I once went to see my dad’s amateur dramatic company put on The Crucible – a three-hour production. There were four prompts in the first fifteen minutes. I knew I was in for a long night.
Fifteen minutes into Once Upon a Time in London’s cod Cockney, crass, gangster crap and the same sinking feeling suffocated me.
New to Netflix and waved promoted as if it’s proud of it, Once Upon a Time in London is directed by Simon Rumley and boasts Terry Stone as its leading thespian. Terry Stone, an actor who has been in every one of the Rise of the Footsoldier football hooligan filmic abominations, is perfect for Once Upon a Time in London. Perfect in that he’s crap and a great indication that the film will be too.
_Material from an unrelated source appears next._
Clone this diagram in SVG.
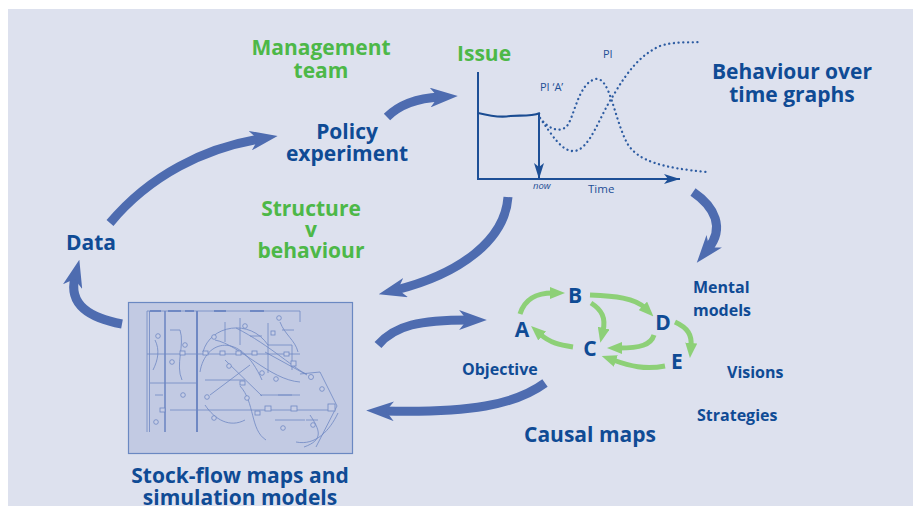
<svg xmlns="http://www.w3.org/2000/svg" width="913" height="506" viewBox="0 0 913 506">
<defs>
<style>
.t{font-family:"Open Sans","Liberation Sans",sans-serif;font-weight:700}
.db{fill:#0f4b95}
.gr{fill:#4db848}
.sm{font-family:"Open Sans","Liberation Sans",sans-serif;font-weight:400;fill:#1d4f96}
.big{fill:none;stroke:#4e6cb0;stroke-width:9;stroke-linecap:butt;marker-end:url(#bh)}
.grn{fill:none;stroke:#8dd077;stroke-width:5;stroke-linecap:butt;marker-end:url(#gh)}
.ax{fill:none;stroke:#1d4f96;stroke-width:2}
.dot{fill:none;stroke:#2d5ca2;stroke-width:2.3;stroke-linecap:round;stroke-dasharray:0.1 4.6}
.sk{fill:none;stroke:#6f88c3;stroke-width:0.8}
.sb{fill:#c6cde5;stroke:#6f88c3;stroke-width:0.8}
</style>
<marker id="bh" viewBox="0 0 14 10" refX="5" refY="5" markerWidth="3.1" markerHeight="2.2" orient="auto" markerUnits="strokeWidth">
<path d="M0,0 L14,5 L0,10 L4,5 z" fill="#4e6cb0"/>
</marker>
<marker id="gh" viewBox="0 0 10 8" refX="2" refY="4" markerWidth="3" markerHeight="2.4" orient="auto" markerUnits="strokeWidth">
<path d="M0,0 L10,4 L0,8 z" fill="#8dd077"/>
</marker>
<marker id="ah" viewBox="0 0 16 10" refX="16" refY="5" markerWidth="16" markerHeight="10" orient="auto" markerUnits="userSpaceOnUse">
<path d="M0,0 L16,5 L0,10 L4,5 z" fill="#1d4f96"/>
</marker>
</defs>
<rect x="0" y="0" width="913" height="506" fill="#ffffff"/>
<rect x="8" y="9" width="905" height="497" fill="#dde1ee"/>

<g id="connectors">
<path class="big" d="M110,223 C150,175 205,148 260,139"/>
<path class="big" d="M387,117 C400,104 420,98 440,97"/>
<path class="big" d="M508,197 C505,240 460,274 396,290"/>
<path class="big" d="M378,345 C395,325 420,320 469,320"/>
<path class="big" d="M545,383 C515,405 470,413 384,411"/>
<path class="big" d="M122,324 C90,318 68,305 75,277"/>
<path class="big" d="M693,192 C715,207 725,228 708,249"/>
<path class="grn" d="M520,314 C525,298 537,293 553,293"/>
<path class="grn" d="M590,295 C615,296 635,298 645,308"/>
<path class="grn" d="M591,303 C602,310 606,318 603,331"/>
<path class="grn" d="M654,335 C651,345 640,348 619,348"/>
<path class="grn" d="M573,347 C560,345 550,343 540,334"/>
<path class="grn" d="M665,366 C645,370 630,366 613,360"/>
<path class="grn" d="M675,322 C688,328 692,335 691,346"/>
</g>

<g id="n-management">
<text class="t gr" x="321" y="55" font-size="21" text-anchor="middle">Management</text>
<text class="t gr" x="321" y="78" font-size="21" text-anchor="middle">team</text>
</g>

<g id="n-issue-graph">
<text class="t gr" x="457" y="61" font-size="21">Issue</text>
<path class="ax" d="M478,72 V179 H680" marker-end="url(#ah)"/>
<path class="ax" d="M539,114 V179" marker-end="url(#ah)"/>
<path d="M478,113 C490,116 500,118 510,116 C520,115 530,117 540,113" fill="none" stroke="#1a4c92" stroke-width="2.2"/>
<path class="dot" d="M540,118 C548,128 558,133 566,127 C574,120 578,82 596,79 C610,77 614,118 627,143 C638,162 665,168 707,172"/>
<path class="dot" d="M540,118 C552,135 562,152 574,151 C590,150 600,115 613,96 C627,72 640,55 660,46 C675,41 688,43 700,42"/>
<text class="sm" x="540" y="91" font-size="11">PI ‘A’</text>
<text class="sm" x="603" y="58" font-size="11">PI</text>
<text class="sm" x="533" y="189" font-size="9.5" font-style="italic">now</text>
<text class="sm" x="588" y="193" font-size="11.5">Time</text>
</g>

<g id="n-policy">
<text class="t db" x="347" y="139" font-size="21" text-anchor="middle">Policy</text>
<text class="t db" x="347" y="161" font-size="21" text-anchor="middle">experiment</text>
</g>

<g id="n-behaviour">
<text class="t db" x="792" y="79" font-size="21" text-anchor="middle">Behaviour over</text>
<text class="t db" x="792" y="102" font-size="21" text-anchor="middle">time graphs</text>
</g>

<g id="n-data">
<text class="t db" x="66" y="250" font-size="21">Data</text>
</g>

<g id="n-structure">
<text class="t gr" x="311" y="216" font-size="21" text-anchor="middle">Structure</text>
<text class="t gr" x="311" y="237" font-size="21" text-anchor="middle">v</text>
<text class="t gr" x="311" y="258" font-size="21" text-anchor="middle">behaviour</text>
</g>

<g id="n-mental">
<text class="t db" x="693" y="293" font-size="16">Mental</text>
<text class="t db" x="693" y="316" font-size="16">models</text>
</g>
<g id="n-visions"><text class="t db" x="727" y="378" font-size="16">Visions</text></g>
<g id="n-strategies"><text class="t db" x="697" y="421" font-size="16">Strategies</text></g>
<g id="n-objective"><text class="t db" x="462" y="375" font-size="16">Objective</text></g>
<g id="n-causal-maps"><text class="t db" x="590" y="442" font-size="21" text-anchor="middle">Causal maps</text></g>

<g id="n-A"><text class="t db" x="522" y="337" font-size="21" text-anchor="middle">A</text></g>
<g id="n-B"><text class="t db" x="575" y="303" font-size="21" text-anchor="middle">B</text></g>
<g id="n-C"><text class="t db" x="590" y="356" font-size="21" text-anchor="middle">C</text></g>
<g id="n-D"><text class="t db" x="663" y="330" font-size="21" text-anchor="middle">D</text></g>
<g id="n-E"><text class="t db" x="677" y="369" font-size="21" text-anchor="middle">E</text></g>

<g id="n-stockflow">
<rect x="128.5" y="302.5" width="224" height="151" fill="#c2cae3" stroke="#6a88c2" stroke-width="1.2"/>
<g class="sk">
<path d="M147,311 H300"/>
<path d="M150,311 h11 M168,311 h13 M185,311 h9 M214,311 h12 M250,311 h14" stroke-width="1.8"/>
<path d="M147,311 V432 M149.5,311 V432 M300,311 V322"/>
<path d="M165,311 V432" stroke-width="1.6"/>
<path d="M197,311 V432" stroke-width="2"/>
<path d="M268,323 V373 M268,345 H292 V370"/>
<path d="M147,354 H300 M150,383 H197 M170,410 H333"/>
<path d="M203,352 C210,325 250,318 268,345"/>
<path d="M200,372 C205,340 240,330 262,380"/>
<path d="M215,340 C240,345 270,380 300,382"/>
<path d="M236,328 C270,345 298,372 307,374"/>
<path d="M265,352 L307,375 M225,360 L262,396 M210,395 L250,365"/>
<path d="M300,374 L320,372 L337,406 L316,447"/>
<path d="M310,415 C320,430 324,440 304,447 M296,442 C316,446 330,430 338,413"/>
<path d="M240,386 C255,402 250,430 266,440 M205,405 C215,420 230,428 245,420"/>
<path d="M180,330 C185,345 175,365 182,380 M155,340 C160,350 158,360 153,370"/>
<path d="M280,322 C285,335 295,340 298,352 M240,318 V345 M225,322 V342"/>
<path d="M205,380 H245 M260,395 H300 M275,420 H305 M155,395 h8 M170,330 h10 M250,336 h12 M282,330 h12 M278,395 h14 M306,420 h12"/>
</g>
<g class="sb">
<rect x="203" y="351" width="5" height="4"/><rect x="220" y="351" width="5" height="4"/>
<rect x="236" y="351" width="5" height="4"/><rect x="252" y="351" width="5" height="4"/>
<rect x="291" y="361" width="5" height="5"/><rect x="291" y="406" width="6" height="5"/>
<rect x="328" y="404" width="7" height="7"/><rect x="265" y="406" width="6" height="5"/>
<rect x="240" y="381" width="5" height="4"/><rect x="255" y="411" width="5" height="4"/>
<rect x="180" y="351" width="5" height="4"/><rect x="160" y="408" width="5" height="4"/>
<rect x="271" y="331" width="4" height="4"/><rect x="284" y="352" width="5" height="4"/>
<circle cx="158" cy="336" r="2.3"/><circle cx="185" cy="345" r="2.3"/><circle cx="172" cy="362" r="2.3"/>
<circle cx="214" cy="337" r="2.3"/><circle cx="229" cy="366" r="2.3"/><circle cx="245" cy="326" r="2.3"/>
<circle cx="279" cy="318" r="2.3"/><circle cx="262" cy="373" r="2.3"/><circle cx="311" cy="377" r="2.5"/>
<circle cx="322" cy="389" r="2.3"/><circle cx="313" cy="425" r="2.3"/><circle cx="276" cy="379" r="2.3"/>
<circle cx="283" cy="428" r="2.3"/><circle cx="156" cy="422" r="2.3"/><circle cx="183" cy="395" r="2.3"/>
<circle cx="214" cy="418" r="2.3"/><circle cx="247" cy="398" r="2.3"/><circle cx="207" cy="397" r="2.3"/>
</g>
</g>

<g id="n-stockflow-label">
<text class="t db" x="240" y="483" font-size="21" text-anchor="middle">Stock-flow maps and</text>
<text class="t db" x="240" y="505" font-size="21" text-anchor="middle">simulation models</text>
</g>
</svg>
There’s no doubt that Netflix is in part guilty of a throwaway culture the internet has thrust upon us, just as Bumble and Give Me Sport are. However, the fact you can turn off rubbish like Once Upon a Time in London is a boon.
Where my dad’s The Crucible improved (no more prompts), Once Upon a Time in London only gets worse. It plumbs the depths of stereotypes and stilted acting. Even the violence can’t save it. The accents and the affects are awful – there isn’t a single part of it which attempts to disguise how bad it is.
There’s an old adage that nobody sets out to make a bad movie. That’s rather scary in Once Upon a Time in London’s case, because surely everyone involved knew they were stepping in a giant turd from the first frame?